Problem =>
Extract, word for word, each line from the line holding "Recreate this image" through the end of the records. Omit every picture.

Dataset records =>

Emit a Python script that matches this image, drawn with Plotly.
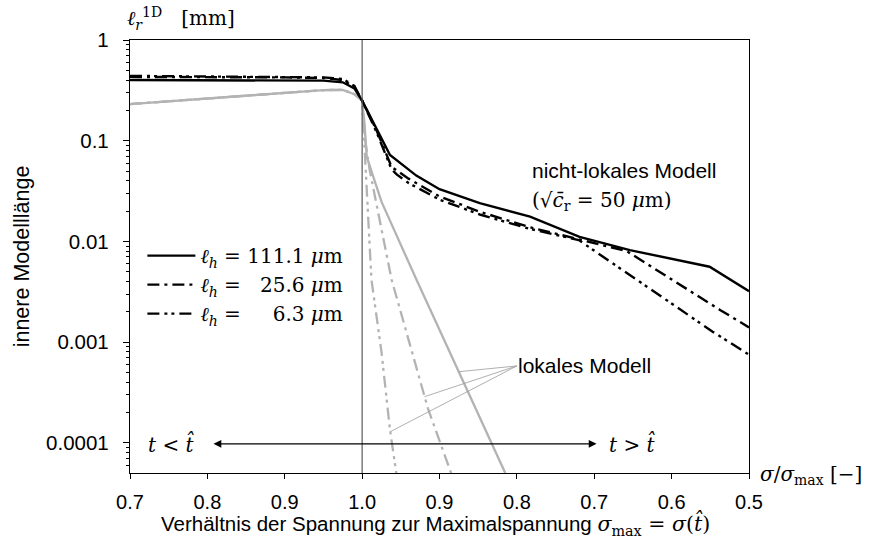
import numpy as np
import plotly.graph_objects as go

# stress ratio sigma/sigma_max before the peak (t < t_hat) and after it (t > t_hat)
r_pre = [0.70, 0.80, 0.90, 0.95, 0.975, 0.99, 1.0]

# non-local model, black lines
nl_pre_111 = [0.40, 0.40, 0.40, 0.395, 0.38, 0.33, 0.25]
nl_pre_25 = [0.43, 0.43, 0.425, 0.42, 0.40, 0.34, 0.25]
nl_pre_6 = [0.44, 0.435, 0.43, 0.425, 0.41, 0.35, 0.25]

nl_r_post_111 = [1.0, 0.981, 0.964, 0.93, 0.90, 0.848, 0.783, 0.719, 0.654, 0.551, 0.50]
nl_post_111 = [0.25, 0.128, 0.072, 0.045, 0.033, 0.024, 0.0176, 0.0111, 0.0082, 0.0056, 0.0032]

nl_r_post_25 = [1.0, 0.981, 0.962, 0.94, 0.90, 0.848, 0.783, 0.72, 0.658, 0.538, 0.50]
nl_post_25 = [0.25, 0.125, 0.055, 0.042, 0.028, 0.0197, 0.0138, 0.0105, 0.0080, 0.0021, 0.0014]

nl_r_post_6 = [1.0, 0.981, 0.962, 0.955, 0.94, 0.90, 0.848, 0.783, 0.72, 0.547, 0.50]
nl_post_6 = [0.25, 0.12, 0.052, 0.046, 0.038, 0.026, 0.0185, 0.0133, 0.0103, 0.00127, 0.00075]

# local model, grey lines
lo_pre = [0.231, 0.263, 0.298, 0.318, 0.32, 0.29, 0.25]

lo_r_post_111 = [1.0, 0.997, 0.994, 0.975, 0.93, 0.815]
lo_post_111 = [0.25, 0.15, 0.069, 0.0248, 0.0042, 0.00005]

lo_r_post_25 = [1.0, 0.996, 0.99, 0.977, 0.962, 0.915, 0.885]
lo_post_25 = [0.25, 0.10, 0.05, 0.016, 0.0042, 0.00022, 0.00005]

lo_r_post_6 = [1.0, 0.998, 0.995, 0.99, 0.988, 0.975, 0.964, 0.954]
lo_post_6 = [0.25, 0.12, 0.04, 0.0089, 0.0042, 0.0008, 0.000135, 0.00004]

x_ticks = [0.7, 0.8, 0.9, 1.0, 0.9, 0.8, 0.7, 0.6, 0.5]
y_ticks = [0.0001, 0.001, 0.01, 0.1, 1]
y_ticktext = ["0.0001", "0.001", "0.01", "0.1", "1"]

legend_names = ["<i>ℓ</i><sub><i>h</i></sub> = 111.1 <i>μ</i>m",
                "<i>ℓ</i><sub><i>h</i></sub> = \u200725.6 <i>μ</i>m",
                "<i>ℓ</i><sub><i>h</i></sub> = \u2007\u20076.3 <i>μ</i>m"]

SANS = "Liberation Sans"
SERIF = "DejaVu Serif"
GREY = "#b3b3b3"
DASHDOT = "12px,5px,3px,5px"
DASHDOTDOT = "12px,5px,3px,4px,3px,5px"


def unfold(r_before, r_after):
    # axis coordinate: before the peak u = r, after the peak u = 2 - r
    return list(r_before) + [2 - r for r in r_after]


fig = go.Figure()

black = [(nl_pre_111, nl_r_post_111, nl_post_111, "solid"),
         (nl_pre_25, nl_r_post_25, nl_post_25, DASHDOT),
         (nl_pre_6, nl_r_post_6, nl_post_6, DASHDOTDOT)]
grey = [(lo_pre, lo_r_post_111, lo_post_111, "solid"),
        (lo_pre, lo_r_post_25, lo_post_25, DASHDOT),
        (lo_pre, lo_r_post_6, lo_post_6, DASHDOTDOT)]

for pre, rp, post, dash in grey:
    fig.add_trace(go.Scatter(x=unfold(r_pre, rp), y=list(pre) + list(post), mode="lines",
                             line=dict(color=GREY, width=2.3, dash=dash), showlegend=False))

for (pre, rp, post, dash), name in zip(black, legend_names):
    fig.add_trace(go.Scatter(x=unfold(r_pre, rp), y=list(pre) + list(post), mode="lines",
                             line=dict(color="black", width=2.4, dash=dash), name=name))

# leader lines from "lokales Modell" to the grey curves
label_u, label_y = 1.2, 0.00058
for (pre, rp, post, dash), target in zip(grey, [-3.294, -3.542, -3.89]):
    u = np.array([2 - r for r in rp])
    ly = np.log10(post)
    u_hit = np.interp(target, ly[::-1], u[::-1])
    fig.add_trace(go.Scatter(x=[label_u, u_hit], y=[label_y, 10 ** target], mode="lines",
                             line=dict(color="#9a9a9a", width=0.8), showlegend=False,
                             hoverinfo="skip"))

fig.add_vline(x=1.0, line=dict(color="#5a5a5a", width=1.2))

fig.add_annotation(x=label_u, y=np.log10(label_y), text="lokales Modell", showarrow=False,
                   xanchor="left", yanchor="middle", xshift=-1,
                   font=dict(family=SANS, size=21, color="black"))

fig.add_annotation(x=1.217, y=-1.291, text="nicht-lokales Modell", showarrow=False,
                   xanchor="left", yanchor="middle",
                   font=dict(family=SANS, size=21, color="black"))
fig.add_annotation(x=1.217, y=-1.60, text="(√<i>c\u0304</i><sub>r</sub> = 50 <i>μ</i>m)",
                   showarrow=False, xanchor="left", yanchor="middle",
                   font=dict(family=SERIF, size=20, color="black"))

# t < t_hat  <-->  t > t_hat
fig.add_annotation(x=1.303, y=-4.01, ax=0.806, ay=-4.01, axref="x", ayref="y",
                   text="", showarrow=True, arrowhead=2, arrowside="end+start",
                   arrowsize=1.3, arrowwidth=1.2, arrowcolor="black")
fig.add_annotation(x=0.753, y=-4.01, text="<i>t</i> < <i>t\u0302</i>", showarrow=False,
                   font=dict(family=SERIF, size=20, color="black"))
fig.add_annotation(x=1.35, y=-4.01, text="<i>t</i> > <i>t\u0302</i>", showarrow=False,
                   font=dict(family=SERIF, size=20, color="black"))

fig.add_annotation(xref="paper", yref="paper", x=1, y=0, xanchor="left", yanchor="middle",
                   xshift=9, yshift=-2, text="<i>σ</i>/<i>σ</i><sub>max</sub> [−]", showarrow=False,
                   font=dict(family=SERIF, size=20, color="black"))
fig.add_annotation(xref="paper", yref="paper", x=0.173, y=1, xanchor="right", yanchor="bottom",
                   yshift=5, text="<i>ℓ</i><sub><i>r</i></sub><sup>1D</sup>\u00a0\u00a0\u00a0[mm]",
                   showarrow=False, font=dict(family=SERIF, size=20, color="black"))

# x axis title as a paper annotation so it sits exactly below the tick labels
fig.add_annotation(xref="paper", yref="paper", x=0.494, y=-0.118, xanchor="center", yanchor="middle",
                   text="Verhältnis der Spannung zur Maximalspannung "
                        "<span style='font-family:DejaVu Serif'><i>σ</i><sub>max</sub> = "
                        "<i>σ</i>(<i>t\u0302</i>)</span>",
                   showarrow=False, font=dict(family=SANS, size=20.5, color="black"))

fig.update_xaxes(range=[0.7, 1.5], tickmode="array",
                 tickvals=unfold(x_ticks[:4], x_ticks[4:]), ticktext=[f"{v:.1f}" for v in x_ticks],
                 ticks="outside", ticklen=5, tickwidth=1, tickcolor="black", ticklabelstandoff=6,
                 showline=True, linecolor="black", linewidth=1.3, mirror=True,
                 showgrid=False, zeroline=False,
                 tickfont=dict(family=SANS, size=20, color="black"))
fig.update_yaxes(type="log", range=[-4.3, 0], tickmode="array", tickvals=y_ticks, ticktext=y_ticktext,
                 ticks="outside", ticklen=6, tickwidth=1, tickcolor="black", ticklabelstandoff=10,
                 minor=dict(ticks="outside", ticklen=3, tickcolor="black", dtick="D1", showgrid=False),
                 showline=True, linecolor="black", linewidth=1.3, mirror=True,
                 showgrid=False, zeroline=False,
                 tickfont=dict(family=SANS, size=20.5, color="black"),
                 title=dict(text="innere Modelllänge", font=dict(family=SANS, size=21.5, color="black"),
                            standoff=10))

fig.update_layout(width=871, height=541, margin=dict(l=130, r=122, t=40, b=68),
                  plot_bgcolor="white", paper_bgcolor="white",
                  legend=dict(x=0.02, y=0.547, xanchor="left", yanchor="top", bgcolor="rgba(0,0,0,0)",
                              font=dict(family=SERIF, size=20, color="black"), tracegroupgap=0,
                              itemwidth=48))

# drop the default 8px page margin so the figure starts at the window corner
fig.write_html("out.html", config={"displayModeBar": False},
               post_script="document.body.style.margin='0';")
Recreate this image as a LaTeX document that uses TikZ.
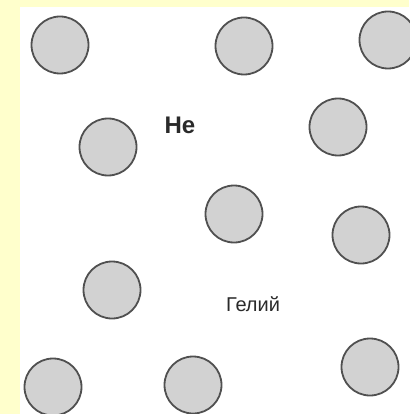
\documentclass[tikz,border=0pt]{standalone}
\usepackage{fontspec}
\setmainfont{Liberation Sans}
\usepackage{xcolor}
\usepackage{tikz}
\definecolor{Pale}{HTML}{FFFFCC}
\definecolor{AtomFill}{HTML}{D2D2D2}
\definecolor{AtomLine}{HTML}{505050}
\definecolor{Ink}{HTML}{2A2A2A}

\begin{document}
\begin{tikzpicture}[x=1pt,y=-1pt,
    atom/.style={circle,draw=AtomLine,fill=AtomFill,line width=1.8pt,minimum size=57pt,inner sep=0pt},
    lbl/.style={text=Ink,inner sep=0pt}]
    % frame
    \fill[Pale] (0,0) rectangle (409,414);
    \fill[white] (20,7) rectangle (409,414);
    \useasboundingbox (0,0) rectangle (409,414);
    % helium atoms
    \node[atom] (a1) at (60,45) {};
    \node[atom] (a2) at (244,46) {};
    \node[atom] (a3) at (388,40) {};
    \node[atom] (a4) at (108,147) {};
    \node[atom] (a5) at (338,127) {};
    \node[atom] (a6) at (234,214) {};
    \node[atom] (a7) at (361,235) {};
    \node[atom] (a8) at (112,290) {};
    \node[atom] (a9) at (53,387) {};
    \node[atom] (a10) at (193,385) {};
    \node[atom] (a11) at (370,367) {};
    % labels
    \node[lbl,font=\bfseries\fontsize{24}{26}\selectfont] (he) at (180,125) {He};
    \node[lbl,font=\fontsize{20}{22}\selectfont] (name) at (253,304) {Гелий};
\end{tikzpicture}
\end{document}
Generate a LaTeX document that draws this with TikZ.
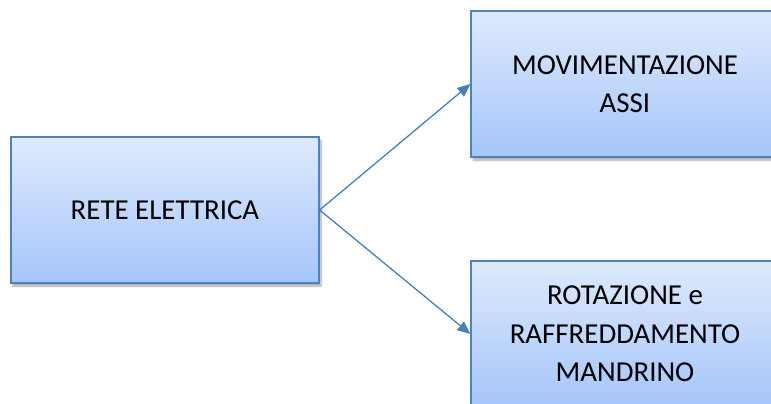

Completed exercise =>
Recreate this image as a LaTeX document that uses TikZ.
\documentclass[tikz,border=0pt]{standalone}
\usepackage{fontspec}
\setmainfont{Liberation Sans}
\usepackage{xcolor}
\usepackage{tikz}
\definecolor{Pale}{HTML}{FFFFCC}
\definecolor{AtomFill}{HTML}{D2D2D2}
\definecolor{AtomLine}{HTML}{505050}
\definecolor{Ink}{HTML}{2A2A2A}

\begin{document}
\begin{tikzpicture}[x=1pt,y=-1pt,
    atom/.style={circle,draw=AtomLine,fill=AtomFill,line width=1.8pt,minimum size=57pt,inner sep=0pt},
    lbl/.style={text=Ink,inner sep=0pt}]
    % frame
    \fill[Pale] (0,0) rectangle (409,414);
    \fill[white] (20,7) rectangle (409,414);
    \useasboundingbox (0,0) rectangle (409,414);
    % helium atoms
    \node[atom] (a1) at (60,45) {};
    \node[atom] (a2) at (244,46) {};
    \node[atom] (a3) at (388,40) {};
    \node[atom] (a4) at (108,147) {};
    \node[atom] (a5) at (338,127) {};
    \node[atom] (a6) at (234,214) {};
    \node[atom] (a7) at (361,235) {};
    \node[atom] (a8) at (112,290) {};
    \node[atom] (a9) at (53,387) {};
    \node[atom] (a10) at (193,385) {};
    \node[atom] (a11) at (370,367) {};
    % labels
    \node[lbl,font=\bfseries\fontsize{24}{26}\selectfont] (he) at (180,125) {He};
    \node[lbl,font=\fontsize{20}{22}\selectfont] (name) at (253,304) {Гелий};
\end{tikzpicture}
\end{document}
Generate a LaTeX document that draws this with TikZ.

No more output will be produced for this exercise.